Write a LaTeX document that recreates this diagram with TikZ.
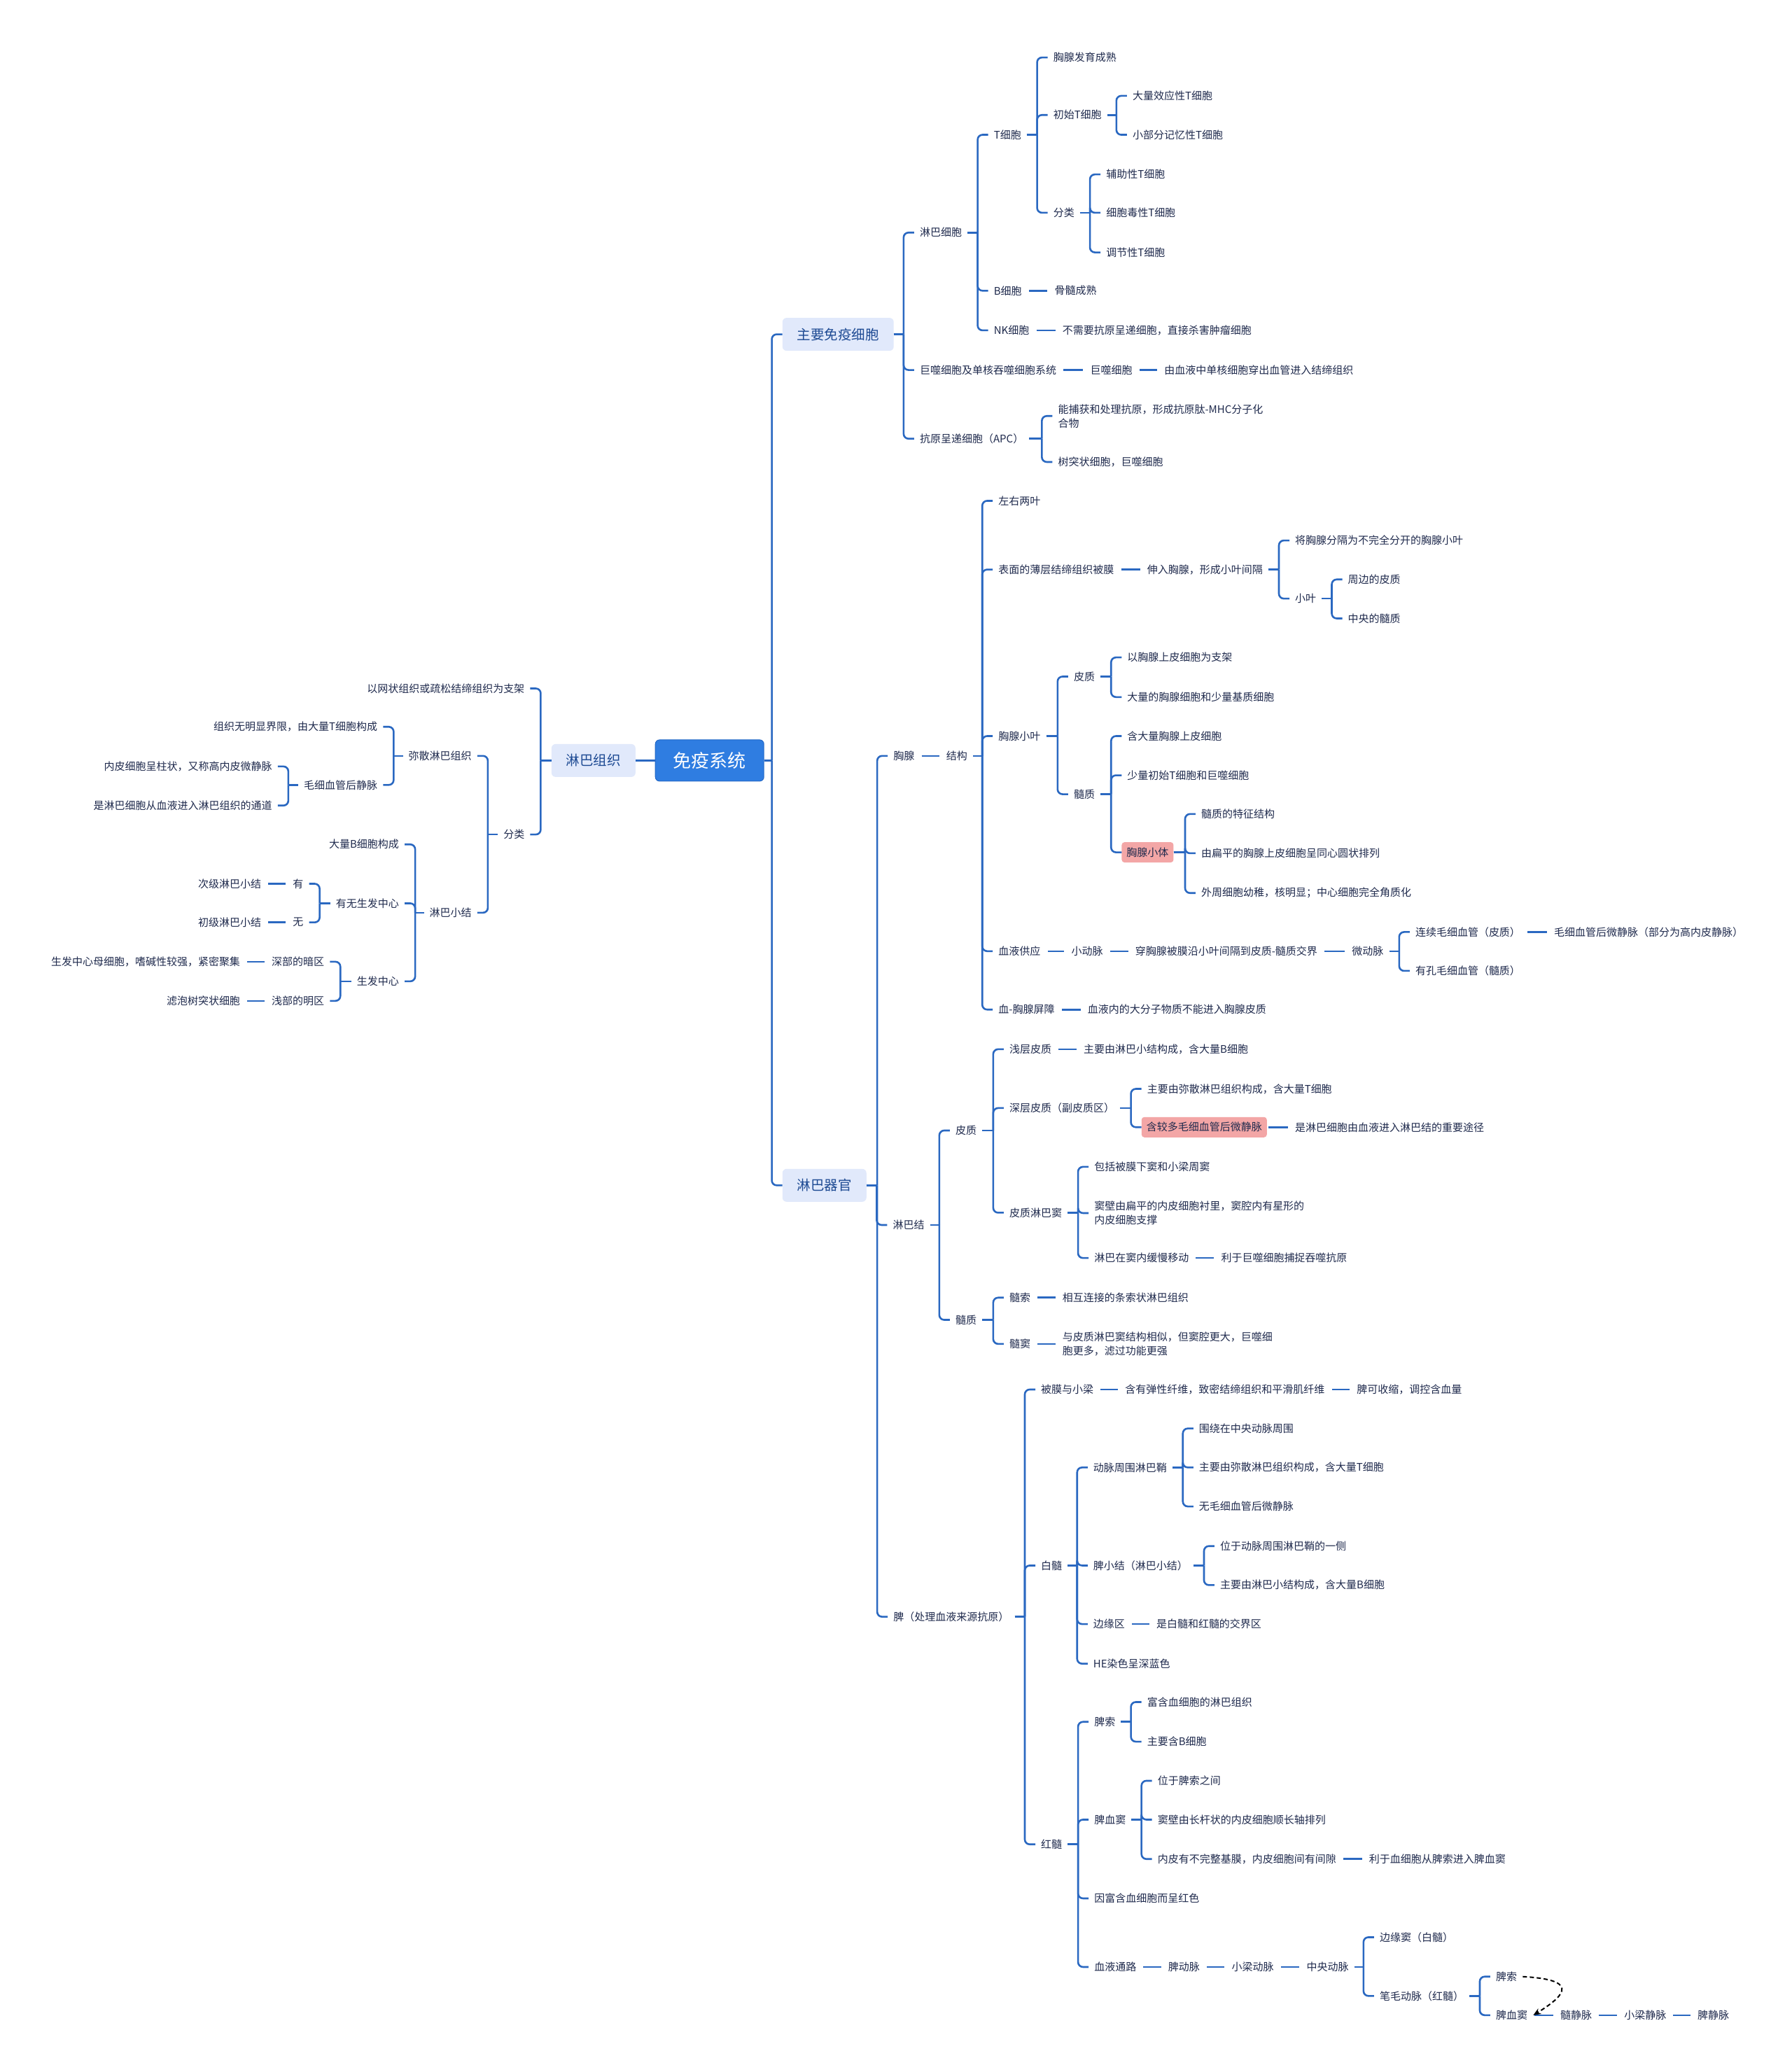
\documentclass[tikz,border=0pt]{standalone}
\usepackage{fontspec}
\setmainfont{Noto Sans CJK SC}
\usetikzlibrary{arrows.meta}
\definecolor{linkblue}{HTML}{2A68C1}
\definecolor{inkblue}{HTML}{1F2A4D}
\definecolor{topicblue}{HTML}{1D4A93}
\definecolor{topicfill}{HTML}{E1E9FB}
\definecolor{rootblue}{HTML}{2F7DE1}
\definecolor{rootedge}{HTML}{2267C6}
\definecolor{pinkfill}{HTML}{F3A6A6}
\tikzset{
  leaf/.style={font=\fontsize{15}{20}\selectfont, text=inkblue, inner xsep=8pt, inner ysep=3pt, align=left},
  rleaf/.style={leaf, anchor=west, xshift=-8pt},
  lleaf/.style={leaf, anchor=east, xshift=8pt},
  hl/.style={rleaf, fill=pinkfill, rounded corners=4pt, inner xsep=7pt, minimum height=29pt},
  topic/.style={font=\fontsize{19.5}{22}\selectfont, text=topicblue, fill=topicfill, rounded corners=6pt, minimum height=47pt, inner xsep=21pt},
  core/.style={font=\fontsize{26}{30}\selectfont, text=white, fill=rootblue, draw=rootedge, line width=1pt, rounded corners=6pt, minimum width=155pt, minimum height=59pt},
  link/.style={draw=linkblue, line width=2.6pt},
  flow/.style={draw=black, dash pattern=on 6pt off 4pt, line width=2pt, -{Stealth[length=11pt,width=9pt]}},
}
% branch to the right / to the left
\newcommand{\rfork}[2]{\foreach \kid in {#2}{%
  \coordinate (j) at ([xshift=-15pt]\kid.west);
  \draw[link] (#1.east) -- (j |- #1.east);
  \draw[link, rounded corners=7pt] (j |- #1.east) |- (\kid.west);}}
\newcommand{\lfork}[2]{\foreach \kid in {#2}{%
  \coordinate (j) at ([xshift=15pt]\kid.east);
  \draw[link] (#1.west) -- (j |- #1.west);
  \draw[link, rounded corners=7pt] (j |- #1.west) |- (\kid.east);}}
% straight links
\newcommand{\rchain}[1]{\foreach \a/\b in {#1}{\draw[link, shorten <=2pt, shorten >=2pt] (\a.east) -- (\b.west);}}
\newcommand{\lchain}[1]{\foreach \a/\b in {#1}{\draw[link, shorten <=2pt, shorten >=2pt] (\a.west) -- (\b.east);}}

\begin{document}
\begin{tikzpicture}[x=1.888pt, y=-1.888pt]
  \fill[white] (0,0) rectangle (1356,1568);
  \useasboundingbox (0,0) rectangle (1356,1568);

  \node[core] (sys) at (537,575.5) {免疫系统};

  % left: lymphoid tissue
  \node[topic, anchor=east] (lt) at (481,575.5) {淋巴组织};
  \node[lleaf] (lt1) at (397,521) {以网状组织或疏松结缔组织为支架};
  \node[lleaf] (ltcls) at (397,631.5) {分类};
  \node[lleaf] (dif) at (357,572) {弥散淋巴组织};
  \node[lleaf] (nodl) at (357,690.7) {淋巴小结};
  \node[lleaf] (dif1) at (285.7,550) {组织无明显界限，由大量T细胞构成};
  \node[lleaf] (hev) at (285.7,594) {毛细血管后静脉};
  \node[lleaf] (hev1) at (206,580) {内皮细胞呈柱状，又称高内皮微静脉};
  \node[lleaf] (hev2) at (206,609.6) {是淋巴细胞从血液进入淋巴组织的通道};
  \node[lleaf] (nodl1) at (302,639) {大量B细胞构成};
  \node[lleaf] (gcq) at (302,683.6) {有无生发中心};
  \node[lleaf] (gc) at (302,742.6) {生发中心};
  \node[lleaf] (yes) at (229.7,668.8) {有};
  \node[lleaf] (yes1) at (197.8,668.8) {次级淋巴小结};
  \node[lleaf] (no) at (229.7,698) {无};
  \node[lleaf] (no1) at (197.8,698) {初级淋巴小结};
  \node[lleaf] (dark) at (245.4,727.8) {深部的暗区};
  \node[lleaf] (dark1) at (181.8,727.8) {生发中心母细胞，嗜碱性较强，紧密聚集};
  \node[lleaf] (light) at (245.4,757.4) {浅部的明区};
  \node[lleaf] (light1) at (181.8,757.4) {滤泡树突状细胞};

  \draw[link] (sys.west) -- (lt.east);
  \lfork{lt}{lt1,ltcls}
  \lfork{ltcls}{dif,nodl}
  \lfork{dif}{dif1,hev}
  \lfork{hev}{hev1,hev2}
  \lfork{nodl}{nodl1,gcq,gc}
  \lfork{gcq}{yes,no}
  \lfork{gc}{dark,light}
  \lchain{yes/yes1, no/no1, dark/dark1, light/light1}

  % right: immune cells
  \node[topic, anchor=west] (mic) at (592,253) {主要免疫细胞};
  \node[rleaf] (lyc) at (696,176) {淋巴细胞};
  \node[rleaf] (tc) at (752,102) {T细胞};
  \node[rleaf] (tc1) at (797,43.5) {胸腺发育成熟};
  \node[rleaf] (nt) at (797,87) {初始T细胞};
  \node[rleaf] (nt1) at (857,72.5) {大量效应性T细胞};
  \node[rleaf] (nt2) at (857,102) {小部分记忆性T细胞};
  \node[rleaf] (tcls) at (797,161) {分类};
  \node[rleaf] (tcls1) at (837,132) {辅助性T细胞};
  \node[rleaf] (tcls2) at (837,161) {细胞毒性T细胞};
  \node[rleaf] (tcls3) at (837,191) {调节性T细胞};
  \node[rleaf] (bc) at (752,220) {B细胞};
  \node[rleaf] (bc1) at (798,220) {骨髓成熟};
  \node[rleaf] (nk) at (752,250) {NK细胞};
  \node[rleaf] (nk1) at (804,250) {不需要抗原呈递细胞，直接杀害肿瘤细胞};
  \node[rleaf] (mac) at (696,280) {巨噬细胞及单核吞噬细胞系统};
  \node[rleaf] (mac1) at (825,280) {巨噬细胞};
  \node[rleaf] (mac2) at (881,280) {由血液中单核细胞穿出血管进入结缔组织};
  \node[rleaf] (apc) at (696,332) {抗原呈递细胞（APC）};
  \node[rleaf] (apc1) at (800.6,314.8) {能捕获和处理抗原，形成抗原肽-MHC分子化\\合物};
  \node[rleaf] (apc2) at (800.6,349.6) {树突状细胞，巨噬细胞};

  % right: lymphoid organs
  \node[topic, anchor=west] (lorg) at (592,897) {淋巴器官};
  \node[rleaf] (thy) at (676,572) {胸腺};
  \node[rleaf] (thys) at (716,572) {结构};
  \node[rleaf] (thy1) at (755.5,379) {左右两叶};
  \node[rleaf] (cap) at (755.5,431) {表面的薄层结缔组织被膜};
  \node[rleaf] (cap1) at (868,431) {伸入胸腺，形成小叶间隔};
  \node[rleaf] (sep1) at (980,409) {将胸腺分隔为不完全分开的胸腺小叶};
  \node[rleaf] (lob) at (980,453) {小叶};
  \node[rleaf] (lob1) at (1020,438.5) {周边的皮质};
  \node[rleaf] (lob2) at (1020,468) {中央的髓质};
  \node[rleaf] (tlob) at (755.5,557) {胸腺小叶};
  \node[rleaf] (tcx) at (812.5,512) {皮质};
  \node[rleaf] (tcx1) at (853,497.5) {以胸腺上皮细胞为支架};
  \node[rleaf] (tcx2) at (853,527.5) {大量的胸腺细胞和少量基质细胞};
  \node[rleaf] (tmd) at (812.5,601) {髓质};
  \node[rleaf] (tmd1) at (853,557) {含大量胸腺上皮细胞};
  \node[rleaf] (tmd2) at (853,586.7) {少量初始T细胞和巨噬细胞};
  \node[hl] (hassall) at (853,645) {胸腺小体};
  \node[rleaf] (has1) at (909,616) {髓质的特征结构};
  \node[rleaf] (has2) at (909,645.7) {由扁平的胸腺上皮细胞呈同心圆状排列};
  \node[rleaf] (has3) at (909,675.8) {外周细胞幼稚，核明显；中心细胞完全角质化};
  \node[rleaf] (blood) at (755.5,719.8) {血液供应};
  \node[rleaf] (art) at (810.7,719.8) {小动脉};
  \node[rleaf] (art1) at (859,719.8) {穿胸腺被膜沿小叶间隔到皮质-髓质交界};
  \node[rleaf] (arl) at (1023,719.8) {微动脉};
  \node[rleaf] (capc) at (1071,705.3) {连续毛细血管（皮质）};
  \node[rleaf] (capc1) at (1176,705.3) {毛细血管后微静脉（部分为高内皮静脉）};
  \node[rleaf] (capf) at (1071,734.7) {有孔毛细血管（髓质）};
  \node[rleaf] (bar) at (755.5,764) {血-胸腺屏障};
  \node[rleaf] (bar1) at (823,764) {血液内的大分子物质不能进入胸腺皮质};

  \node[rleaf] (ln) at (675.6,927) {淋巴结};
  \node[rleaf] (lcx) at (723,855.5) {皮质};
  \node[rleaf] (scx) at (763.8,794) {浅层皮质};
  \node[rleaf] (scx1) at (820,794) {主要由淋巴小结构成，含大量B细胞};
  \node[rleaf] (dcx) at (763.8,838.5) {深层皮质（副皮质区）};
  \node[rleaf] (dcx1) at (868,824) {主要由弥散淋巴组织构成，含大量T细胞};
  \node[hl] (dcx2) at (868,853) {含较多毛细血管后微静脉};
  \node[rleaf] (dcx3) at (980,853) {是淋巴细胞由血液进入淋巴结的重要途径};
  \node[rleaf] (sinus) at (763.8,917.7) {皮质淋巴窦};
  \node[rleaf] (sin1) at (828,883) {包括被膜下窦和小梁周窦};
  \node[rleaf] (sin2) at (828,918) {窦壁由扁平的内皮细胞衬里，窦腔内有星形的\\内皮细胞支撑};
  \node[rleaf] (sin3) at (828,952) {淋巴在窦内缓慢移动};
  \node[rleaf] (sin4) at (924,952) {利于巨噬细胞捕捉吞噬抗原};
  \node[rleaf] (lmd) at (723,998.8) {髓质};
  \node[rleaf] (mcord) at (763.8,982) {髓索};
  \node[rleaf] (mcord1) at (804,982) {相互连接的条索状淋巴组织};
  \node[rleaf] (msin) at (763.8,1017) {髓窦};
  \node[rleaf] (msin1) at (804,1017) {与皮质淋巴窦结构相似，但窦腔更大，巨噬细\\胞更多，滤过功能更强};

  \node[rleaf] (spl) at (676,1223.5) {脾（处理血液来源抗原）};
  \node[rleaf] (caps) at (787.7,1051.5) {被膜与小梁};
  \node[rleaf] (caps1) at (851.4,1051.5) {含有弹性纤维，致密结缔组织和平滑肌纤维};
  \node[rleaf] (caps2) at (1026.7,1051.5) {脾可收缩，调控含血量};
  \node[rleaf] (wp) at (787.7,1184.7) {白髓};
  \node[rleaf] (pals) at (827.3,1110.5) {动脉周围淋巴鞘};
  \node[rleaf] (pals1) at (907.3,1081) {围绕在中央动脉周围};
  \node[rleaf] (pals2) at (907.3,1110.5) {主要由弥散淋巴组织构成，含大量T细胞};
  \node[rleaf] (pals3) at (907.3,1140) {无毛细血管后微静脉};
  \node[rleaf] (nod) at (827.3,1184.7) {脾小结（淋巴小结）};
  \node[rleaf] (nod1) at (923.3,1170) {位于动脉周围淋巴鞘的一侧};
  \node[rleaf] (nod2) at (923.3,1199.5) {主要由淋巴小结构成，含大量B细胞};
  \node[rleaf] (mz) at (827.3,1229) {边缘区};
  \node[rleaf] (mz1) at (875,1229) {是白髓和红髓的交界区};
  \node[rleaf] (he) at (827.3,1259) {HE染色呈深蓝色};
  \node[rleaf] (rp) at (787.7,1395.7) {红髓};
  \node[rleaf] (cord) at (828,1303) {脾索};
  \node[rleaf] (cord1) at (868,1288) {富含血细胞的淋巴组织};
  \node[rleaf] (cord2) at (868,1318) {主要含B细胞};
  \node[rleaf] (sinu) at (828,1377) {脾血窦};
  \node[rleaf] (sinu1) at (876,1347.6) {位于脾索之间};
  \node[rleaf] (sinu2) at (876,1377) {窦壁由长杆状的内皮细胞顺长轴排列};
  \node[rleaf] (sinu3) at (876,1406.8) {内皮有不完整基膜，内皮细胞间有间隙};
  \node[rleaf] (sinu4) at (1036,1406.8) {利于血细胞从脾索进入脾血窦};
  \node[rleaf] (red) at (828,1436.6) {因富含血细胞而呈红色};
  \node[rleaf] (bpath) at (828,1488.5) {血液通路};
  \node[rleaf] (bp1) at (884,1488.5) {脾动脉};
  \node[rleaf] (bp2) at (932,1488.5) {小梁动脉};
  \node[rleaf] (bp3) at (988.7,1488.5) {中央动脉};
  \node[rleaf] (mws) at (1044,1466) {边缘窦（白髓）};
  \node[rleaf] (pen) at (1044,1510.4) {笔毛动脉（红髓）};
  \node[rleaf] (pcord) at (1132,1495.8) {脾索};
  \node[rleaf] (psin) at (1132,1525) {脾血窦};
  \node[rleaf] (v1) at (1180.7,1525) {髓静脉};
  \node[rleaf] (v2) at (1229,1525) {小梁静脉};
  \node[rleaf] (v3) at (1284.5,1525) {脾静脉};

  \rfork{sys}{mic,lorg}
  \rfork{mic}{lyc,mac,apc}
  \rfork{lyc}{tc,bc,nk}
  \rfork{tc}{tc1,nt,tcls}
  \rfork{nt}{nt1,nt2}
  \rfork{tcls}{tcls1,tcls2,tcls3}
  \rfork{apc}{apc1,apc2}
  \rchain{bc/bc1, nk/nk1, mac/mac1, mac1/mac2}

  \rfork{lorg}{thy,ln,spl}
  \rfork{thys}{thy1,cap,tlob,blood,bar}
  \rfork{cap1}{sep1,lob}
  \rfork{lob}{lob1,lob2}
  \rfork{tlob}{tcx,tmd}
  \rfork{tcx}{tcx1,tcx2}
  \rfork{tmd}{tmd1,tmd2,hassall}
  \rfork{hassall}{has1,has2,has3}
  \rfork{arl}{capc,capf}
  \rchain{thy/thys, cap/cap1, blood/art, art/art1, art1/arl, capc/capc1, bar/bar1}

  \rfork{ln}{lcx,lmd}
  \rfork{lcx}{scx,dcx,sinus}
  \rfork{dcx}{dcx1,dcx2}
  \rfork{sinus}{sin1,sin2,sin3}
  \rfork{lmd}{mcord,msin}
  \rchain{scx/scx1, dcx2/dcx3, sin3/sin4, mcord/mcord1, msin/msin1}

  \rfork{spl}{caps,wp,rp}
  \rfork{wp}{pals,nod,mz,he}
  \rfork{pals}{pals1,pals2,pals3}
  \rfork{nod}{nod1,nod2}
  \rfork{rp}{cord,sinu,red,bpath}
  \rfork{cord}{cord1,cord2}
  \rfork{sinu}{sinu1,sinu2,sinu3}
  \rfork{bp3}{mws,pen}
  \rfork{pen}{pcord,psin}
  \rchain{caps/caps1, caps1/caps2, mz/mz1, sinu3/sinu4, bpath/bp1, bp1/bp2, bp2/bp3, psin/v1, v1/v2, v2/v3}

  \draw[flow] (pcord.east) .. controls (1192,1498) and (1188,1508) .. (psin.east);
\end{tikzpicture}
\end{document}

**What the task requires:** Repeat, exactly and in full, each line from the start of the data to the line that contains "(sys) at (537,575.5)". Pictures do not go in.

**Task result:**
Write a LaTeX document that recreates this diagram with TikZ.
\documentclass[tikz,border=0pt]{standalone}
\usepackage{fontspec}
\setmainfont{Noto Sans CJK SC}
\usetikzlibrary{arrows.meta}
\definecolor{linkblue}{HTML}{2A68C1}
\definecolor{inkblue}{HTML}{1F2A4D}
\definecolor{topicblue}{HTML}{1D4A93}
\definecolor{topicfill}{HTML}{E1E9FB}
\definecolor{rootblue}{HTML}{2F7DE1}
\definecolor{rootedge}{HTML}{2267C6}
\definecolor{pinkfill}{HTML}{F3A6A6}
\tikzset{
  leaf/.style={font=\fontsize{15}{20}\selectfont, text=inkblue, inner xsep=8pt, inner ysep=3pt, align=left},
  rleaf/.style={leaf, anchor=west, xshift=-8pt},
  lleaf/.style={leaf, anchor=east, xshift=8pt},
  hl/.style={rleaf, fill=pinkfill, rounded corners=4pt, inner xsep=7pt, minimum height=29pt},
  topic/.style={font=\fontsize{19.5}{22}\selectfont, text=topicblue, fill=topicfill, rounded corners=6pt, minimum height=47pt, inner xsep=21pt},
  core/.style={font=\fontsize{26}{30}\selectfont, text=white, fill=rootblue, draw=rootedge, line width=1pt, rounded corners=6pt, minimum width=155pt, minimum height=59pt},
  link/.style={draw=linkblue, line width=2.6pt},
  flow/.style={draw=black, dash pattern=on 6pt off 4pt, line width=2pt, -{Stealth[length=11pt,width=9pt]}},
}
% branch to the right / to the left
\newcommand{\rfork}[2]{\foreach \kid in {#2}{%
  \coordinate (j) at ([xshift=-15pt]\kid.west);
  \draw[link] (#1.east) -- (j |- #1.east);
  \draw[link, rounded corners=7pt] (j |- #1.east) |- (\kid.west);}}
\newcommand{\lfork}[2]{\foreach \kid in {#2}{%
  \coordinate (j) at ([xshift=15pt]\kid.east);
  \draw[link] (#1.west) -- (j |- #1.west);
  \draw[link, rounded corners=7pt] (j |- #1.west) |- (\kid.east);}}
% straight links
\newcommand{\rchain}[1]{\foreach \a/\b in {#1}{\draw[link, shorten <=2pt, shorten >=2pt] (\a.east) -- (\b.west);}}
\newcommand{\lchain}[1]{\foreach \a/\b in {#1}{\draw[link, shorten <=2pt, shorten >=2pt] (\a.west) -- (\b.east);}}

\begin{document}
\begin{tikzpicture}[x=1.888pt, y=-1.888pt]
  \fill[white] (0,0) rectangle (1356,1568);
  \useasboundingbox (0,0) rectangle (1356,1568);

  \node[core] (sys) at (537,575.5) {免疫系统};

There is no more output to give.